Unlike the game prior, the Rays offense was able to put some crooked numbers on the board. Ben Zobrist put the Rays on the board first, sending a solo line-drive shot to right-field in the fourth inning for the Rays first hit. If anything, Zobrist’s home run was encouraging. Zo hasn’t shown much power this season, and this is a welcome sign — especially after the flare up of plantar fasiciitis in Longoria’s foot. Wil Myers (the only Ray with multiple hits) cut the lead to two in the fifth inning with a 406 ft. blast down the left-field line. He also singled in the seventh inning, and subsequently scored on a Luke Scott double down the right-field line, closing the gap to one. But the Rays would ultimately fall a handful of runs short.
Miguel Cabrera and Prince Fielder didn’t aide the Tigers offense, they were the Tigers offense. The duo went a combined 6-7 with a walk, three home runs, and five RBI, while the rest of the Tigers lineup went 2-25 with two walks. This isn’t to say that Colome pitched poorly, however I have to question the pitching plan drawn up by Hickey and company. Personally, I have no clue why anyone would pitch to Cabrera, especially when he has a 1.146 OPS. It will be up to Chris Archer to neutralize Cabrera and Fielder Saturday, no easy task.
Colome pitched relatively well even though he’d walk off the field with his first big league loss, after giving up his first earned runs of the season. He didn’t lose composure after falling behind early in a game, and that speaks volumes. Colome kept his cool and completed six innings, keeping the Rays in the game and avoiding taxing the bullpen.
Evan Longoria’s health became part of the narrative once more after he was removed from the game before the third inning. Joe Smith of the times tweeted Friday night,
“Rays say Longoria left tonight’s game after irritating the plantar fasiciitis in his foot, will be re-evaluated tomorrow.”
Longo has been dealing with the issue the last few weeks. It’s forced him to DH more this season, while also taking his Gold Glove defense off the field.

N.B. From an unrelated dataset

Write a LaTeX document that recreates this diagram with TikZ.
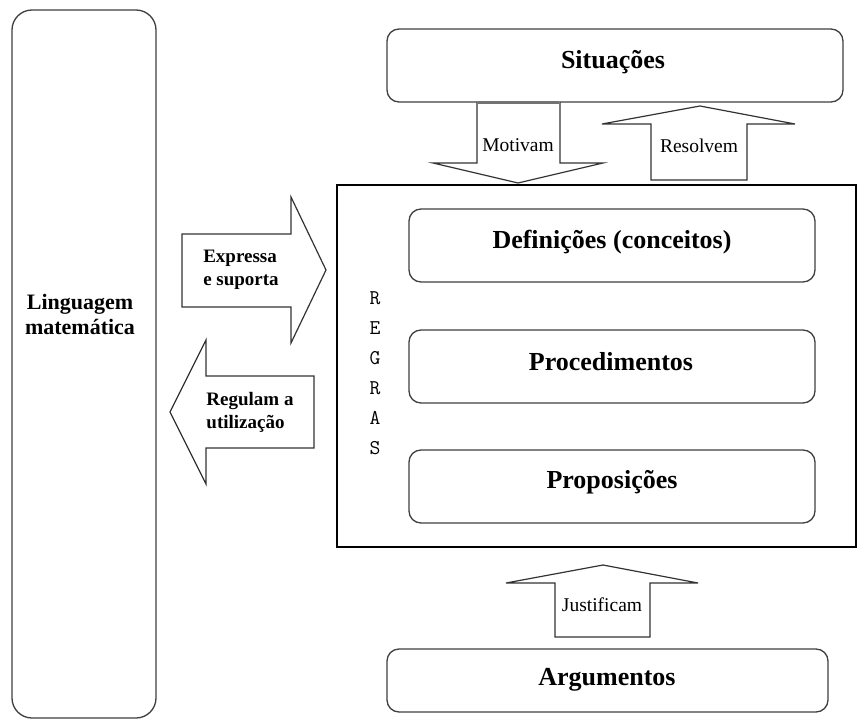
\documentclass[tikz,border=0pt]{standalone}
\usepackage{fontspec}
\setmainfont{Liberation Serif}
\begin{document}
\begin{tikzpicture}[x=1pt,y=-1pt,
  rbox/.style={draw=black!75,line width=1.3pt,rounded corners=12pt,fill=white},
  blk/.style={draw=black!80,line width=1.2pt,fill=white,line join=miter},
  big/.style={font=\fontsize{26}{28}\selectfont\bfseries},
  lbl/.style={font=\fontsize{19.5}{20}\selectfont,inner sep=0pt},
  blbl/.style={font=\fontsize{19}{23}\selectfont\bfseries,inner sep=0pt,align=left}]
\useasboundingbox (0,0) rectangle (857,722);
\fill[white] (0,0) rectangle (857,722);
% left box
\draw[rbox,rounded corners=20pt] (12,10) rectangle (156,718);
\node[font=\fontsize{22}{25}\selectfont\bfseries,align=center] (ling) at (80,314) {Linguagem\\matemática};
% Situacoes
\draw[rbox] (387,29) rectangle (843,102);
\node[big] (sit) at (613,62) {Situações};
% main rectangle
\draw[black,line width=1.2pt] (337,185) rectangle (856,547);
% Motivam arrow
\draw[blk] (477,102) -- (477,163) -- (433,163) -- (518,183) -- (603,163) -- (560,163) -- (560,102);
\draw[black!55,line width=3pt] (478,103) -- (559,103);
\node[lbl] (mot) at (518,145) {Motivam};
% Resolvem arrow
\draw[blk] (651,180) -- (651,124) -- (602,124) -- (700,106) -- (795,124) -- (747,124) -- (747,180) -- cycle;
\node[lbl] (res) at (699,146) {Resolvem};
% inner boxes
\draw[rbox] (409,209) rectangle (815,282);
\node[big] (def) at (612,242) {Definições (conceitos)};
\draw[rbox] (409,330) rectangle (815,403);
\node[big] (proc) at (611,362) {Procedimentos};
\draw[rbox] (409,450) rectangle (815,523);
\node[big] (prop) at (612,482) {Proposições};
% REGRAS
\foreach \ch/\yy in {R/298,E/328,G/358,R/388,A/418,S/448}
  \node[font=\ttfamily\fontsize{21}{22}\selectfont,inner sep=0pt] at (375,\yy) {\ch};
% Expressa arrow
\draw[blk] (182,234) -- (291,234) -- (291,197) -- (326,270) -- (291,343) -- (291,307) -- (182,307) -- cycle;
\node[blbl] (exp) at (241,270) {Expressa\\e suporta};
% Regulam arrow
\draw[blk] (314,376) -- (206,376) -- (206,340) -- (170,412) -- (206,484) -- (206,448) -- (314,448) -- cycle;
\node[blbl] (reg) at (250,412) {Regulam a\\utilização};
% Justificam arrow
\draw[blk] (555,637) -- (555,583) -- (506,583) -- (603,565) -- (698,583) -- (650,583) -- (650,637) -- cycle;
\node[lbl] (jus) at (602,605) {Justificam};
% Argumentos
\draw[rbox] (387,649) rectangle (828,712);
\node[big] (arg) at (607,680) {Argumentos};
\end{tikzpicture}
\end{document}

He was sent home in a walking boot, and is projected to miss at least Saturday and Sunday’s games, according to Joe Maddon.
The New What Next
Chris Archer will take on a somewhat erratic Justin Verlander tonight. I’d imagine that “Don’t Pitch to Cabrera and Fielder” will be typed in bold print (and highlighted) in the pitching plan. You can read about the pitching match-up here.
Rays 6/29/13 Starting Lineup
- As we mentioned yesterday, David Price will make his first post DL start Tuesday against the Astros. He pitched like the Price of old in his last rehab start, striking out 12 and walking three in seven strong innings of work. The Rays are going to have to send down Colome or Archer, or DFA Roberto Hernandez in order to make room for Price on the 25-man roster. Archer is presumably the favorite to be sent down.
- Hey, Stephen Vogt finally got his first big league hit last night, a homer no less. Vogt was a combined 0-for-32 before hitting the homer.
- Per Marc Topkin, the Rays don’t plan to put Longoria on DL and he will be on a day by day evaluation for now. That said, Ryan Roberts has been recalled from Triple-A Durham and is on lineup card tonight, while Alex Colome has been optioned back to in Triple-A in order to make room for him on the roster. How this effects the roster ahead of David Price’s reactivation is up to speculation. I’d imagine that Archer would stay up for the time being, with Roberts being optioned back to Triple-A Tuesday unless Longo gets placed on the DL beforehand.